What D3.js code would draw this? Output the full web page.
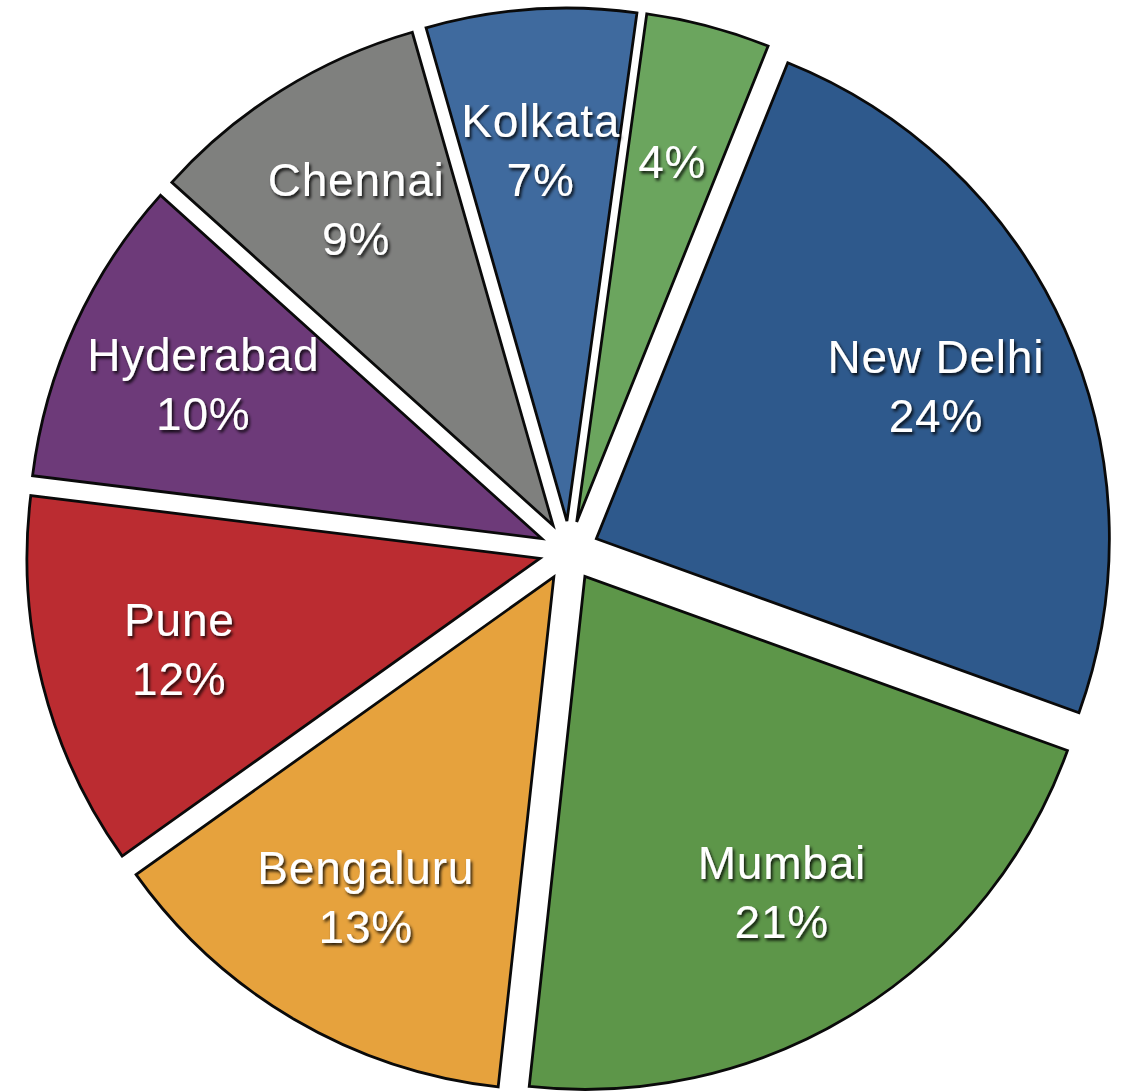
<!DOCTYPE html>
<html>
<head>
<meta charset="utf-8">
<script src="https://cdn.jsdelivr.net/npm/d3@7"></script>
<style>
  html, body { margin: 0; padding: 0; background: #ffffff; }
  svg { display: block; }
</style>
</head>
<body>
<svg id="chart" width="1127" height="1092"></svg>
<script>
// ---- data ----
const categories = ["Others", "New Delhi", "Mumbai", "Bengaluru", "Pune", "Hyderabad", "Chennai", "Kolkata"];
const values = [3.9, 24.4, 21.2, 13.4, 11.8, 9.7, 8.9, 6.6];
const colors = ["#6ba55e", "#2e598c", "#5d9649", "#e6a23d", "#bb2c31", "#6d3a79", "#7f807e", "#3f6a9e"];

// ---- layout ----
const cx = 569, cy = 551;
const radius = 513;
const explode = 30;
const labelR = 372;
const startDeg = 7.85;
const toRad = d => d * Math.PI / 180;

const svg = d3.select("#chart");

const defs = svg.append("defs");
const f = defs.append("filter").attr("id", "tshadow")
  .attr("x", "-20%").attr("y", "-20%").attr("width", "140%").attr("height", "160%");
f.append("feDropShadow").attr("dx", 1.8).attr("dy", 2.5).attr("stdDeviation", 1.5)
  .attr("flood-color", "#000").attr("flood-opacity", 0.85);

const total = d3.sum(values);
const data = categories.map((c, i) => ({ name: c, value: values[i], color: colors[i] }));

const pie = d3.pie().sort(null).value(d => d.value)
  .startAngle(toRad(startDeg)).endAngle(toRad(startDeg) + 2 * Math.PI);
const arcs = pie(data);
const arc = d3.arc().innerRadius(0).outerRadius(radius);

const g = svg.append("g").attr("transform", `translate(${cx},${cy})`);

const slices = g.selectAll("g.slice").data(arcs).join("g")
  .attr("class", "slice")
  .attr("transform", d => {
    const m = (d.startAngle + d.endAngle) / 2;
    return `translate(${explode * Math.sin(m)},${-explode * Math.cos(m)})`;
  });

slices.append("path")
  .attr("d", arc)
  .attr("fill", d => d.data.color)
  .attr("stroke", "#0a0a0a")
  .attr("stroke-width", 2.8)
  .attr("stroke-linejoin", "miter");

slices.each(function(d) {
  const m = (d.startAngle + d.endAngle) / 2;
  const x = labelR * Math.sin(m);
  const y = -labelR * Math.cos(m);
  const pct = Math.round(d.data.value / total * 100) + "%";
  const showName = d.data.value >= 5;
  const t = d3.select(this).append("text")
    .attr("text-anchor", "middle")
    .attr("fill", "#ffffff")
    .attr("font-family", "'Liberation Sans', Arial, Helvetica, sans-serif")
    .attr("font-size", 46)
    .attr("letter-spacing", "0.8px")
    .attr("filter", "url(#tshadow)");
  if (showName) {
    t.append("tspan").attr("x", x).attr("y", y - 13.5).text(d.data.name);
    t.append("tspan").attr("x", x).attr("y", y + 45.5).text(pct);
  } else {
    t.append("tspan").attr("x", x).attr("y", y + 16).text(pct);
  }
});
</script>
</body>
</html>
▬▬▬▬▬▬▬▬▬▬
[What to produce] Every line of the data should be copied as it stands, without the images.

[Written solution]
What D3.js code would draw this? Output the full web page.
<!DOCTYPE html>
<html>
<head>
<meta charset="utf-8">
<script src="https://cdn.jsdelivr.net/npm/d3@7"></script>
<style>
  html, body { margin: 0; padding: 0; background: #ffffff; }
  svg { display: block; }
</style>
</head>
<body>
<svg id="chart" width="1127" height="1092"></svg>
<script>
// ---- data ----
const categories = ["Others", "New Delhi", "Mumbai", "Bengaluru", "Pune", "Hyderabad", "Chennai", "Kolkata"];
const values = [3.9, 24.4, 21.2, 13.4, 11.8, 9.7, 8.9, 6.6];
const colors = ["#6ba55e", "#2e598c", "#5d9649", "#e6a23d", "#bb2c31", "#6d3a79", "#7f807e", "#3f6a9e"];

// ---- layout ----
const cx = 569, cy = 551;
const radius = 513;
const explode = 30;
const labelR = 372;
const startDeg = 7.85;
const toRad = d => d * Math.PI / 180;

const svg = d3.select("#chart");

const defs = svg.append("defs");
const f = defs.append("filter").attr("id", "tshadow")
  .attr("x", "-20%").attr("y", "-20%").attr("width", "140%").attr("height", "160%");
f.append("feDropShadow").attr("dx", 1.8).attr("dy", 2.5).attr("stdDeviation", 1.5)
  .attr("flood-color", "#000").attr("flood-opacity", 0.85);

const total = d3.sum(values);
const data = categories.map((c, i) => ({ name: c, value: values[i], color: colors[i] }));

const pie = d3.pie().sort(null).value(d => d.value)
  .startAngle(toRad(startDeg)).endAngle(toRad(startDeg) + 2 * Math.PI);
const arcs = pie(data);
const arc = d3.arc().innerRadius(0).outerRadius(radius);

const g = svg.append("g").attr("transform", `translate(${cx},${cy})`);

const slices = g.selectAll("g.slice").data(arcs).join("g")
  .attr("class", "slice")
  .attr("transform", d => {
    const m = (d.startAngle + d.endAngle) / 2;
    return `translate(${explode * Math.sin(m)},${-explode * Math.cos(m)})`;
  });

slices.append("path")
  .attr("d", arc)
  .attr("fill", d => d.data.color)
  .attr("stroke", "#0a0a0a")
  .attr("stroke-width", 2.8)
  .attr("stroke-linejoin", "miter");

slices.each(function(d) {
  const m = (d.startAngle + d.endAngle) / 2;
  const x = labelR * Math.sin(m);
  const y = -labelR * Math.cos(m);
  const pct = Math.round(d.data.value / total * 100) + "%";
  const showName = d.data.value >= 5;
  const t = d3.select(this).append("text")
    .attr("text-anchor", "middle")
    .attr("fill", "#ffffff")
    .attr("font-family", "'Liberation Sans', Arial, Helvetica, sans-serif")
    .attr("font-size", 46)
    .attr("letter-spacing", "0.8px")
    .attr("filter", "url(#tshadow)");
  if (showName) {
    t.append("tspan").attr("x", x).attr("y", y - 13.5).text(d.data.name);
    t.append("tspan").attr("x", x).attr("y", y + 45.5).text(pct);
  } else {
    t.append("tspan").attr("x", x).attr("y", y + 16).text(pct);
  }
});
</script>
</body>
</html>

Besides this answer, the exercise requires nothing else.